Classification (Q)SARs for Metal Oxide NP Toxicity: A range of models (e.g., Naive Bayesian classifier, linear regression, linear discriminate analysis, logistic regression, quadratic logistic regression, and SVM) were evaluated, based on an initial pool of thirty NP descriptors for Metal Oxide NPs. The conduction band energy and ionic index (often correlated with the hydration enthalpy) were identified as suitable NP descriptors that are consistent with suggested toxicity mechanisms for metal oxide NPs and metal ions. The best performing (Q)SAR was a SVM model with the above two descriptors arrived at a high balanced classification accuracy.

Nanoinformatics

Nanoinformatics that extracts, validates, stores, shares, analyzes, models, and applies information pertaining to nanotoxicity data is necessary in decision making for ENM design, optimize, manufacturing & processing, exposure control, as well as Environmental, Health, and Safety (EHS).

As part of the effort for build nanoinformatics infrastructure, we developed an integrated set of High Throughput Data Analysis Tools (HDAT) and made it available through UC CEIN's nanoinformatics website for public access. HDAT is an online HTS data analysis tool that provides: 1) a set of functions for HTS plate data pre-processing and analysis tools for Outlier Removal, Data Normalization, Data Summarization, Hit Identification, Data Visualization (Self-Organizing Map and Heatmap), and Clustering Analysis, 2) a standard and reference platform for analyses and comparisons across different HTS experiments, and 3) a standardized HDAT plate data format with flexible configuration for different matrixed data.
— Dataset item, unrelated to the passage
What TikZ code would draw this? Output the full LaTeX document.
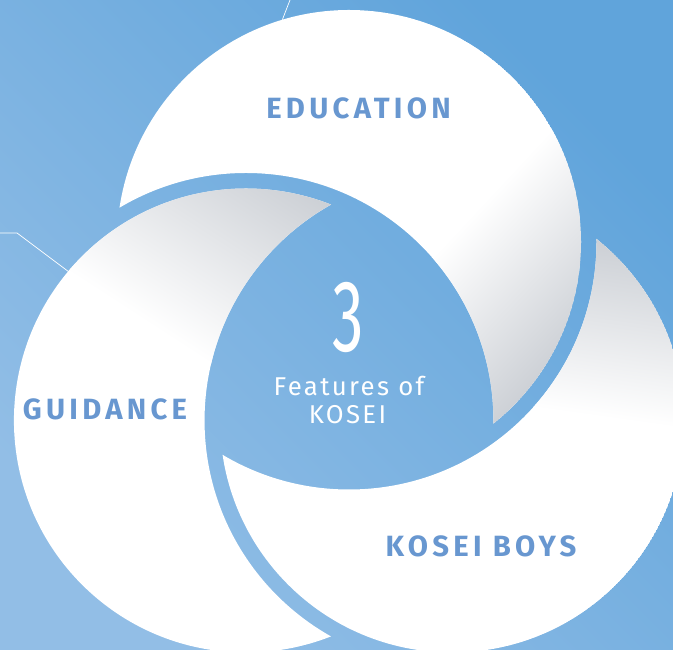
\documentclass[tikz,border=0pt]{standalone}
\usepackage{fontspec}
\usepackage{xcolor}
\usepackage{tikz}
\usetikzlibrary{calc}
\usetikzlibrary{positioning}

\newfontfamily\dinfont{Fira Sans}
\newfontfamily\ringfont[LetterSpace=14.6]{Fira Sans}
\newfontfamily\featfont[LetterSpace=9]{Fira Sans}

\definecolor{skytop}{RGB}{96,164,219}
\definecolor{skybottom}{RGB}{146,190,230}
\definecolor{labelblue}{RGB}{104,151,208}
\definecolor{fadegray}{RGB}{199,203,209}

\tikzset{
  ringlabel/.style={anchor=base, inner sep=0pt, text=labelblue, font=\ringfont\bfseries\fontsize{25}{29}\selectfont},
  centertext/.style={anchor=base, inner sep=0pt, text=white, font=\featfont\fontsize{22}{26}\selectfont},
  pointer/.style={draw=white, line width=0.6pt},
}

\begin{document}
\begin{tikzpicture}[x=0.03cm, y=0.03cm]
\useasboundingbox (0, 0) rectangle (673, 650);
\clip (0, 0) rectangle (673, 650);
\shade [top color=skytop, bottom color=skybottom, shading angle=-45] (0, 0) rectangle (673, 650);

% centres of the three rings
\coordinate (O) at (349, 289);
\coordinate (Ctop) at ($(O) + (90:119)$);
\coordinate (Cleft) at ($(O) + (210:119)$);
\coordinate (Cright) at ($(O) + (330:119)$);

% each ring is cut by the blue rim of the next one
\foreach \ring/\cutring/\tip/\spin/\fade in {Ctop/Cleft/{497,227}/-133/161, Cleft/Cright/{328,448}/-33/200, Cright/Ctop/{597,407}/-8/172} {
  \begin{scope}[even odd rule]
    \clip (\ring) circle (232);
    \clip (-10, -10) -- (-10, 660) -- (683, 660) -- (683, -10) -- cycle (\cutring) circle (247.5);
    \fill [white] (\ring) circle (232);
    \begin{scope}[transform canvas={rotate around={\spin:(\tip)}}]
      \shade [bottom color=white, top color=fadegray] ($(\tip) + (-400, -\fade)$) rectangle ($(\tip) + (400, 20)$);
    \end{scope}
  \end{scope}
}

% thin pointers
\coordinate (topend) at (290, 650);
\coordinate (topedge) at ($(Ctop) + (106.7:232)$);
\coordinate (leftend) at (0, 417);
\coordinate (leftbend) at (17, 417);
\coordinate (leftedge) at ($(Cleft) + (140:232)$);
\draw [pointer] (topend) -- (topedge);
\draw [pointer] (leftend) -- (leftbend) -- (leftedge);

\node [ringlabel] (edu) at (358.5, 531) {EDUCATION};
\node [ringlabel] (guide) at (105, 230) {GUIDANCE};
\node [ringlabel] (boys) at (481, 93) {KOSEI BOYS};

\node [anchor=base, inner sep=0pt, text=white] (three) at (348, 298) {\scalebox{0.62}[1]{\dinfont\fontsize{87}{90}\selectfont 3}};
\node [centertext] (feat) at (349, 254) {Features of};
\node [centertext] (kosei) at (347.5, 226) {KOSEI};
\end{tikzpicture}
\end{document}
In one of my recent studies, an unsupervised feature selection method was developed for analysis of data sets of high dimensionality. The Least Square Error (LSE) of approximating the complete data set via a reduced feature subset was proposed as the quality measure for feature selection. Guided by minimization of the LSE, a kernel least squares forward selection algorithm (KLS-FS) was developed that is capable of both linear and non-linear feature selection. An incremental LSE computation was designed to accelerate the selection process and, therefore, enhances the scalability of KLS-FS to high-dimensional datasets. The proposed method was implemented as a rapidminer 5 extension (plug-in), which is available for downloading under the software page of this site.